## BEGIN

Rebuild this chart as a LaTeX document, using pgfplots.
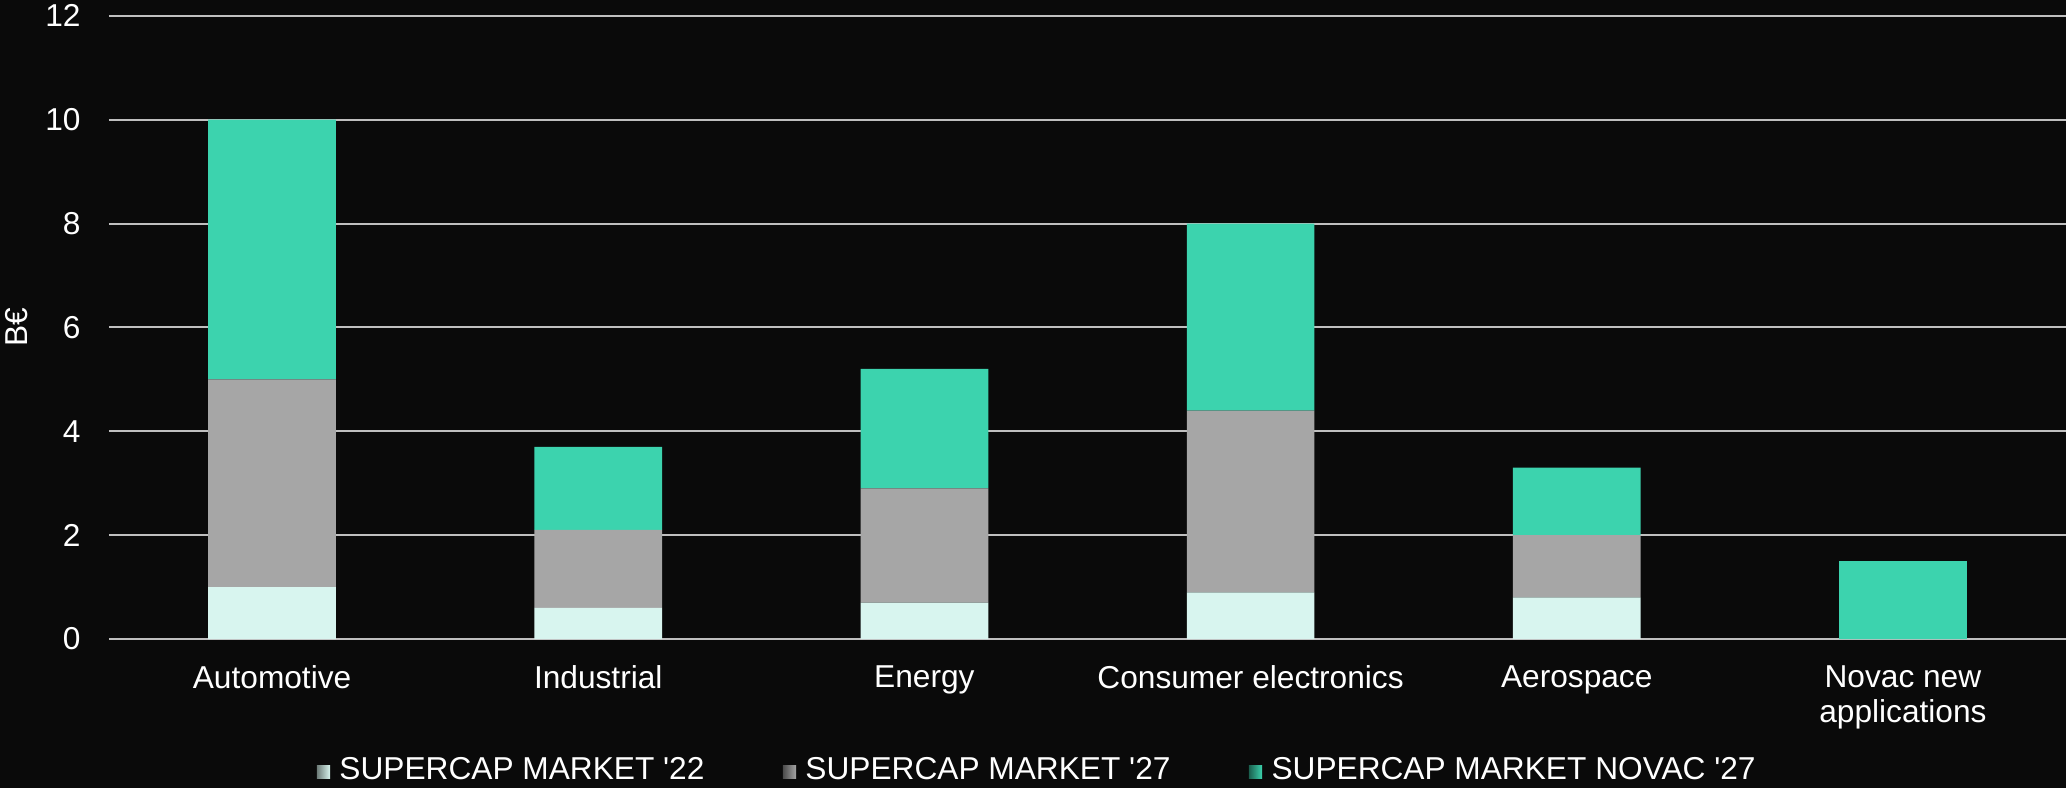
\documentclass[border=0pt]{standalone}
\usepackage{fontspec}
\setmainfont{Liberation Sans}
\usepackage{pgfplots}
\pgfplotsset{compat=1.18}
\definecolor{bgc}{HTML}{0A0A0A}
\definecolor{novac}{HTML}{3CD3AE}
\definecolor{grayb}{HTML}{A6A6A6}
\definecolor{lightb}{HTML}{D8F5EF}
\definecolor{gridc}{HTML}{BFBFBF}
\begin{document}
\begin{tikzpicture}[x=1pt,y=1pt]
\fill[bgc] (-32.7,-44.7) rectangle (587.1,191.7);
\path[use as bounding box] (-32.7,-44.7) rectangle (587.1,191.7);
\begin{axis}[
  at={(0,0)}, anchor=south west,
  scale only axis, width=587.1pt, height=186.96pt,
  ybar stacked, bar width=38.3pt,
  xmin=-0.5, xmax=5.5, ymin=0, ymax=12,
  ytick={0,2,...,12},
  xtick={0,1,2,3,4,5},
  xticklabels={Automotive, Industrial, Energy, Consumer electronics, Aerospace, {Novac new\\applications}},
  ticklabel style={text=white, font=\fontsize{9.5}{10.4}\selectfont},
  /pgf/number format/assume math mode=true,
  xticklabel style={align=center, yshift=-4.5pt},
  yticklabel style={xshift=-5pt},
  ylabel={B€},
  ylabel style={text=white, font=\fontsize{9.5}{11}\selectfont, yshift=-1.6pt},
  axis line style={draw=none},
  major tick length=0pt,
  ymajorgrids, grid style={gridc, line width=0.6pt},
  legend style={at={(axis description cs:0.4755,-0.212)}, anchor=center, draw=none, fill=none, text=white,
    font=\fontsize{9.5}{11}\selectfont,
    /tikz/every even column/.append style={column sep=21.5pt}},
  legend columns=-1,
  legend cell align=left,
]
\addplot[fill=lightb, draw=none,
  legend image code/.code={\shade[left color=black!50!lightb, right color=lightb] (0pt,-2.2pt) rectangle (4pt,1.8pt); \path (4.8pt,0pt);}]
  coordinates {(0,1) (1,0.6) (2,0.7) (3,0.9) (4,0.8) (5,0)};
\addplot[fill=grayb, draw=none,
  legend image code/.code={\shade[left color=black!55!grayb, right color=grayb] (0pt,-2.2pt) rectangle (4pt,1.8pt); \path (4.8pt,0pt);}]
  coordinates {(0,4) (1,1.5) (2,2.2) (3,3.5) (4,1.2) (5,0)};
\addplot[fill=novac, draw=none,
  legend image code/.code={\shade[left color=black!55!novac, right color=novac] (0pt,-2.2pt) rectangle (4pt,1.8pt); \path (4.8pt,0pt);}]
  coordinates {(0,5) (1,1.6) (2,2.3) (3,3.6) (4,1.3) (5,1.5)};
\legend{SUPERCAP MARKET \textquotesingle22, SUPERCAP MARKET \textquotesingle27, SUPERCAP MARKET NOVAC \textquotesingle27}
\end{axis}
\end{tikzpicture}
\end{document}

## END

▸ **Exercise goal**
Set down all the data again exactly as above, pictures excluded.

▸ **Correct answer**
Rebuild this chart as a LaTeX document, using pgfplots.
\documentclass[border=0pt]{standalone}
\usepackage{fontspec}
\setmainfont{Liberation Sans}
\usepackage{pgfplots}
\pgfplotsset{compat=1.18}
\definecolor{bgc}{HTML}{0A0A0A}
\definecolor{novac}{HTML}{3CD3AE}
\definecolor{grayb}{HTML}{A6A6A6}
\definecolor{lightb}{HTML}{D8F5EF}
\definecolor{gridc}{HTML}{BFBFBF}
\begin{document}
\begin{tikzpicture}[x=1pt,y=1pt]
\fill[bgc] (-32.7,-44.7) rectangle (587.1,191.7);
\path[use as bounding box] (-32.7,-44.7) rectangle (587.1,191.7);
\begin{axis}[
  at={(0,0)}, anchor=south west,
  scale only axis, width=587.1pt, height=186.96pt,
  ybar stacked, bar width=38.3pt,
  xmin=-0.5, xmax=5.5, ymin=0, ymax=12,
  ytick={0,2,...,12},
  xtick={0,1,2,3,4,5},
  xticklabels={Automotive, Industrial, Energy, Consumer electronics, Aerospace, {Novac new\\applications}},
  ticklabel style={text=white, font=\fontsize{9.5}{10.4}\selectfont},
  /pgf/number format/assume math mode=true,
  xticklabel style={align=center, yshift=-4.5pt},
  yticklabel style={xshift=-5pt},
  ylabel={B€},
  ylabel style={text=white, font=\fontsize{9.5}{11}\selectfont, yshift=-1.6pt},
  axis line style={draw=none},
  major tick length=0pt,
  ymajorgrids, grid style={gridc, line width=0.6pt},
  legend style={at={(axis description cs:0.4755,-0.212)}, anchor=center, draw=none, fill=none, text=white,
    font=\fontsize{9.5}{11}\selectfont,
    /tikz/every even column/.append style={column sep=21.5pt}},
  legend columns=-1,
  legend cell align=left,
]
\addplot[fill=lightb, draw=none,
  legend image code/.code={\shade[left color=black!50!lightb, right color=lightb] (0pt,-2.2pt) rectangle (4pt,1.8pt); \path (4.8pt,0pt);}]
  coordinates {(0,1) (1,0.6) (2,0.7) (3,0.9) (4,0.8) (5,0)};
\addplot[fill=grayb, draw=none,
  legend image code/.code={\shade[left color=black!55!grayb, right color=grayb] (0pt,-2.2pt) rectangle (4pt,1.8pt); \path (4.8pt,0pt);}]
  coordinates {(0,4) (1,1.5) (2,2.2) (3,3.5) (4,1.2) (5,0)};
\addplot[fill=novac, draw=none,
  legend image code/.code={\shade[left color=black!55!novac, right color=novac] (0pt,-2.2pt) rectangle (4pt,1.8pt); \path (4.8pt,0pt);}]
  coordinates {(0,5) (1,1.6) (2,2.3) (3,3.6) (4,1.3) (5,1.5)};
\legend{SUPERCAP MARKET \textquotesingle22, SUPERCAP MARKET \textquotesingle27, SUPERCAP MARKET NOVAC \textquotesingle27}
\end{axis}
\end{tikzpicture}
\end{document}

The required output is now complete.